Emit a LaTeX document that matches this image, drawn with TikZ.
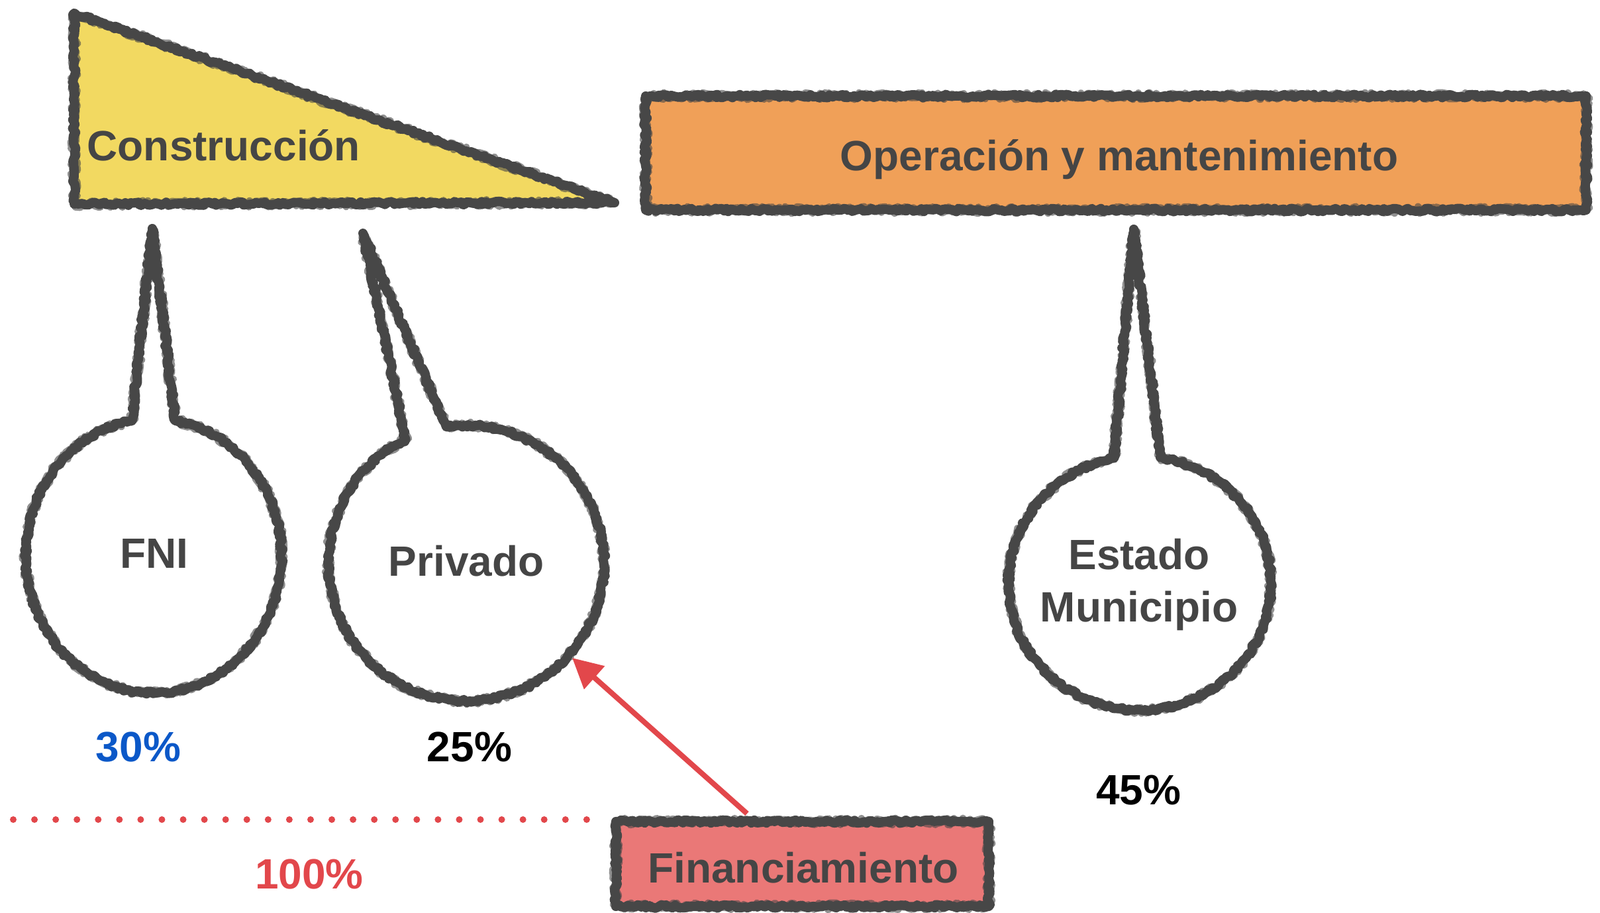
\documentclass[tikz,border=0pt]{standalone}
\usepackage{fontspec}
\setmainfont{Liberation Sans}
\usetikzlibrary{decorations.pathmorphing,arrows.meta}
\definecolor{yel}{HTML}{F2D961}
\definecolor{org}{HTML}{F0A058}
\definecolor{finred}{HTML}{EA7877}
\definecolor{sk}{HTML}{474747}
\definecolor{txt}{HTML}{454545}
\definecolor{blu}{HTML}{0B58C8}
\definecolor{redt}{HTML}{E2474B}
\tikzset{
  sketch/.style={draw=sk, line width=4.0pt, line join=round, decorate,
    decoration={random steps, segment length=1.0pt, amplitude=0.7pt}},
  sketchb/.style={draw=sk, line width=3.0pt, line join=round, opacity=0.6, decorate,
    decoration={random steps, segment length=0.8pt, amplitude=1.5pt}},
  rough/.style={postaction={sketch}, postaction={sketchb}},
  lbl/.style={font=\fontsize{18.2}{22}\selectfont\bfseries, text=txt, inner sep=0pt, anchor=base},
  pct/.style={font=\fontsize{18.2}{22}\selectfont\bfseries, inner sep=0pt, anchor=base},
}
\begin{document}
\begin{tikzpicture}
\useasboundingbox (0,0) rectangle (24.16,13.78);
% Construccion triangle
\path[fill=yel, rough] (1.12,13.58) -- (1.12,10.70) -- (9.28,10.72) -- cycle;
\node[lbl, anchor=base west] (con) at (1.31,11.35) {Construcción};
% Operacion y mantenimiento
\path[fill=org, rough] (9.75,12.33) rectangle (23.95,10.61);
\node[lbl] (opm) at (16.90,11.20) {Operación y mantenimiento};
% FNI callout
\path[fill=white, rough] (2.32,5.39) ++(80.2:1.93 and 2.07)
  arc[start angle=80.2, end angle=-260.2, x radius=1.93, y radius=2.07]
  -- (2.30,10.33) -- cycle;
\node[lbl] (fni) at (2.33,5.20) {FNI};
% Privado callout
\path[fill=white, rough] (7.04,5.28) ++(98.3:2.08)
  arc[start angle=98.3, end angle=-243.9, radius=2.08]
  -- (5.48,10.26) -- cycle;
\node[lbl] (priv) at (7.04,5.08) {Privado};
% Estado Municipio callout
\path[fill=white, rough] (17.21,4.98) ++(81:1.98 and 1.92)
  arc[start angle=81, end angle=-258.6, x radius=1.98, y radius=1.92]
  -- (17.12,10.32) -- cycle;
\node[lbl] (est) at (17.20,5.18) {Estado};
\node[lbl] (mun) at (17.20,4.39) {Municipio};
% percentages
\node[pct, text=blu] (p30) at (2.09,2.28) {30\%};
\node[pct, text=black] (p25) at (7.09,2.28) {25\%};
\node[pct, text=black] (p45) at (17.19,1.63) {45\%};
\node[pct, text=redt] (p100) at (4.67,0.36) {100\%};
% dotted line
\coordinate (dl) at (0.20,1.41);
\coordinate (dr) at (8.86,1.41);
\draw[redt, line width=0.1cm, line cap=round, dash pattern=on 0pt off 0.3207cm] (dl) -- (dr);
% Financiamiento box
\path[fill=finred, rough] (9.30,1.38) rectangle (14.93,0.10);
\node[lbl] (fin) at (12.13,0.45) {Financiamiento};
% arrow
\coordinate (arrS) at (11.28,1.50);
\coordinate (arrE) at (8.64,3.85);
\draw[redt, line width=0.08cm, -{Triangle[length=0.45cm,width=0.45cm]}] (arrS) -- (arrE);
\end{tikzpicture}
\end{document}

| Task description |
Send back the data above word for word, with the pictures left out.

| Solved exercise |
Emit a LaTeX document that matches this image, drawn with TikZ.
\documentclass[tikz,border=0pt]{standalone}
\usepackage{fontspec}
\setmainfont{Liberation Sans}
\usetikzlibrary{decorations.pathmorphing,arrows.meta}
\definecolor{yel}{HTML}{F2D961}
\definecolor{org}{HTML}{F0A058}
\definecolor{finred}{HTML}{EA7877}
\definecolor{sk}{HTML}{474747}
\definecolor{txt}{HTML}{454545}
\definecolor{blu}{HTML}{0B58C8}
\definecolor{redt}{HTML}{E2474B}
\tikzset{
  sketch/.style={draw=sk, line width=4.0pt, line join=round, decorate,
    decoration={random steps, segment length=1.0pt, amplitude=0.7pt}},
  sketchb/.style={draw=sk, line width=3.0pt, line join=round, opacity=0.6, decorate,
    decoration={random steps, segment length=0.8pt, amplitude=1.5pt}},
  rough/.style={postaction={sketch}, postaction={sketchb}},
  lbl/.style={font=\fontsize{18.2}{22}\selectfont\bfseries, text=txt, inner sep=0pt, anchor=base},
  pct/.style={font=\fontsize{18.2}{22}\selectfont\bfseries, inner sep=0pt, anchor=base},
}
\begin{document}
\begin{tikzpicture}
\useasboundingbox (0,0) rectangle (24.16,13.78);
% Construccion triangle
\path[fill=yel, rough] (1.12,13.58) -- (1.12,10.70) -- (9.28,10.72) -- cycle;
\node[lbl, anchor=base west] (con) at (1.31,11.35) {Construcción};
% Operacion y mantenimiento
\path[fill=org, rough] (9.75,12.33) rectangle (23.95,10.61);
\node[lbl] (opm) at (16.90,11.20) {Operación y mantenimiento};
% FNI callout
\path[fill=white, rough] (2.32,5.39) ++(80.2:1.93 and 2.07)
  arc[start angle=80.2, end angle=-260.2, x radius=1.93, y radius=2.07]
  -- (2.30,10.33) -- cycle;
\node[lbl] (fni) at (2.33,5.20) {FNI};
% Privado callout
\path[fill=white, rough] (7.04,5.28) ++(98.3:2.08)
  arc[start angle=98.3, end angle=-243.9, radius=2.08]
  -- (5.48,10.26) -- cycle;
\node[lbl] (priv) at (7.04,5.08) {Privado};
% Estado Municipio callout
\path[fill=white, rough] (17.21,4.98) ++(81:1.98 and 1.92)
  arc[start angle=81, end angle=-258.6, x radius=1.98, y radius=1.92]
  -- (17.12,10.32) -- cycle;
\node[lbl] (est) at (17.20,5.18) {Estado};
\node[lbl] (mun) at (17.20,4.39) {Municipio};
% percentages
\node[pct, text=blu] (p30) at (2.09,2.28) {30\%};
\node[pct, text=black] (p25) at (7.09,2.28) {25\%};
\node[pct, text=black] (p45) at (17.19,1.63) {45\%};
\node[pct, text=redt] (p100) at (4.67,0.36) {100\%};
% dotted line
\coordinate (dl) at (0.20,1.41);
\coordinate (dr) at (8.86,1.41);
\draw[redt, line width=0.1cm, line cap=round, dash pattern=on 0pt off 0.3207cm] (dl) -- (dr);
% Financiamiento box
\path[fill=finred, rough] (9.30,1.38) rectangle (14.93,0.10);
\node[lbl] (fin) at (12.13,0.45) {Financiamiento};
% arrow
\coordinate (arrS) at (11.28,1.50);
\coordinate (arrE) at (8.64,3.85);
\draw[redt, line width=0.08cm, -{Triangle[length=0.45cm,width=0.45cm]}] (arrS) -- (arrE);
\end{tikzpicture}
\end{document}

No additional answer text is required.